Review Summary: Round 3 for Albarn and co. proves that third time is still indeed the charm.
“I’m so f*cking sick of drawing those characters
” – Jamie Hewlett
I’ve always considered the Gorillaz a rather interesting enigma, an unusual entry into the music world. There are the obvious examples of course; I mean how seriously can you take an animated band that relies just as much on its back story as it does on actual music releases? And that’s where I’ve always managed to find a problem; I’ve no interest in a band/group that spends far too much time setting the scene when I’ve always found them lacking in the actual musical goods. That’s not to say I had written them off completely; both their self-titled effort and Demon Days
were not without their charms, but it always seemed that they were unable to carry one idea throughout a whole album. While that obviously allowed the superior songs on each L.P to shine even more, both albums always seemed half realized and inflated with an air of pretentiousness and smugness. Needless to say, I believed that Gorillaz (read: Damon Albarn) were squandering their potential, wasting it away on songs that seemed catered to their eager audience, as opposed to songs that sounded like something Albarn really wanted to write for himself. Luckily Plastic Beach
does a wonderful job of blowing away all the notions and feelings I ever had towards this band; and I couldn’t be more surprised and happy in equal measures.
Damon Albarn proclaimed in the build up to release date as saying that this was going to be the Gorillaz’ most pop oriented album to date. But, without a single track on here bearing any resemblance to ‘Feel Good Inc.’ or ‘Dare’ that really isn’t the case, and the album comes off a lot stronger as a result. There’s no overwhelming track to break the flow of the album, Plastic Beach
rolls along at an almost soothing pace and all the tracks on offer serve only to compliment each other. While there are obvious highlights there’s no sense of any one song attempting to dominate the whole album, as such every track becomes integral and significant to the overall sound and theme of the album as a whole. But just as Demon Days
and their self titled albums started, so does Plastic Beach
; this isn’t an album that begins lightly, or remarkably strong either. Even with Snoop sounding more laid back than ever before with his pimpin’ drawl and rap dub approach coupled with a rather suitable overture acting as the introduction to the album, it’s not until ‘Rhinestone Eyes’ (brilliant) that Plastic Beach
really feels like it’s begun. ‘Rhinestone’ is all dream and haze, with its ‘80’s throwback vibes and retro appeal. With its abstract poetic imagery “your rhinestone eyes are like factories far away”, it’s an early album highlight. And while containing all the necessary ingredients that make up a typical Gorillaz track, it still sounds fresh and full of life with its greedy synth literally bouncing off the walls.
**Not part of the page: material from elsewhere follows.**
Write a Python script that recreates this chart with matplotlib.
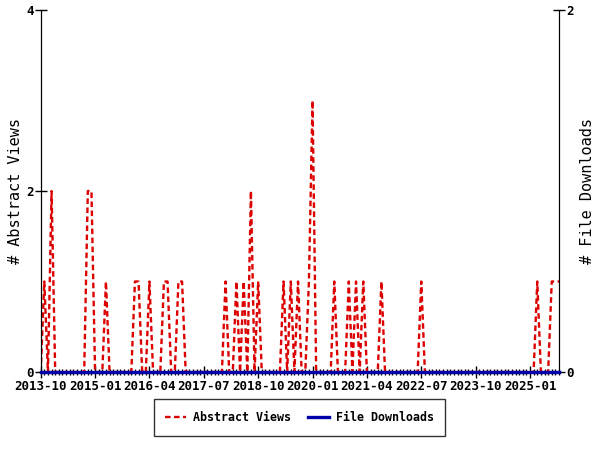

‘Stylo’ starts up next, a genre mashing number and well deserving of the title “first single”. An addictive bass line leads the way forward as Mos Def drops in to lend his talents. It’s a brave track, relying more on Bobby Womack’s thunderous arrival (it’s rumored that his performance caused him to pass out in the studio) than a catchy chorus or hook to see it through. And it’s here that Damon deserves the round of applause that’s been long overdue, because I’d love to know how anyone would be able to make a track featuring Mos and Bobby Womack (his bottom wails are a treat) sound as if Gary Numan was sitting behind the production booth. Out of everyone that stumbled out of the wake of the whole ‘Britpop’ scene Albarn still remains the only chief player still interested in defining himself as a musician. At one end of the spectrum you have ‘Empire Ants’, all melancholic and minimal with only the pitter patter of a drum machine keeping Albarn’s suitable drawl company. And then at the other end there’s ‘Sweepstakes’ with it’s almost dancehall approach, bombastic in its splendor and hip hop aesthetic.
There’s enough going on in this album to make sure that it won’t be dropping off the radar anytime soon. And chances are it’ll take away as many awards as all their previous works, and so it should; the guest spot by Lou Reed (obviously out of his comfort zone) is a gem to hear and much more inspired than some of the group’s previous collaborations, and serves as just another of the many album highlights. But what I’m left wondering is will this album take away all those awards simply based on the Gorillaz stigma? Or will it survive on its own and manage the distance under its own steam? Because this is a different beast all together; this is a much more soothing and relaxing approach for the Gorillaz. It’s a snapshot of a colorful and inspiration filled mindset, and ends up standing head and shoulders above the rest of their discography. Whatever notions you have about animated characters making music this is an album that demands attention. It’s a lazy dub like ride that while running at a 100mph feels like it’s barely moving at all, it’s everywhere and nowhere all at once. Something good washed up on this beach.